Sandwiches are good on-the-go snacks, Revels said, adding that turkey and cheese is a favorite. “And tuna fish, because you can eat it by itself or on a tuna fish sandwich,” he added.

As long as people watch out for the fat content in condiments, sandwiches seem to be a good option because they combine a variety of food groups, which is important, Quimby said.

“Don’t leave out any of the major food groups. Don’t leave out the dairy products. Don’t leave out the grains,” she said, adding that dairy supplies calcium to the body, while grains are a good source of B vitamins.

Candy contains sugar, which gives the body a quick burst of energy that some students may rely on to make it through lectures. That short-lived energy boost could be followed by a sugar crash, however.

“When you have a real strong sugar increase in the blood then you have a larger-than-normal insulin response, which causes blood sugar to drop below normal levels. You become lethargic and want to eat again,” Quimby said.

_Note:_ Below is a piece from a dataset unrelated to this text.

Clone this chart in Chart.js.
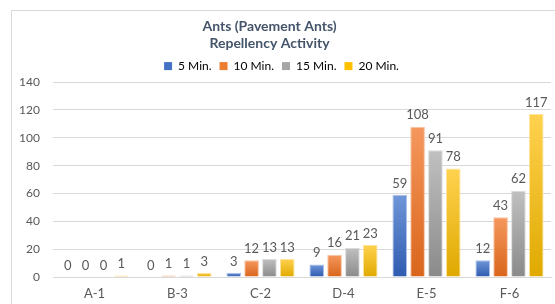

Potato chips are another common snack, but some chips may have health drawbacks.

“I would stay away from processed foods as much as possible,” Quimby said, noting that processed foods like chips, canned food and individual packages of oatmeal can have high sodium levels, which can lead to high blood pressure.

“The salt we’re consuming so much is not coming from the saltshaker. It’s really already in the food you’re eating,” she said.

Fast food is another hunger fix students may turn to when they are low on time. Fast food may have received a lot of bad press in recent years, but Quimby said it is not always unhealthy.

“I think that in each one of those [fast food restaurants on campus], you can make healthy choices or healthier choices,” she said. “Within all fast foods, you have to be a little more diligent about the selection that you make or the amount of it that you consume or how often you eat there.”

“I am a believer that all food is good food. It’s just when and how it’s consumed and the quantity of it,” Quimby added.

Planning meals is very important, she said, because “If you wait until you’re hungry, you’re going to eat whatever you can get your hands on at that point, and it’s usually not something that’s very healthy for you.”

She also warned against skipping meals, which can lead to binge eating later in the day. It’s best to eat small, regular meals, she said.

Simply becoming conscious of snacking can help people make healthy decisions, she said.

“Become aware of what you’re putting in your mouth, because a lot of people eat and they’re not even conscious of eating. So if you’re snacking, pay attention to that; why are you snacking?”

Quimby recommended that people who are interested in understanding what they eat keep a food log for three days, and be honest about it. “That’s one of the best ways to look at what it is you’re really doing on a day-to-day basis,” she said.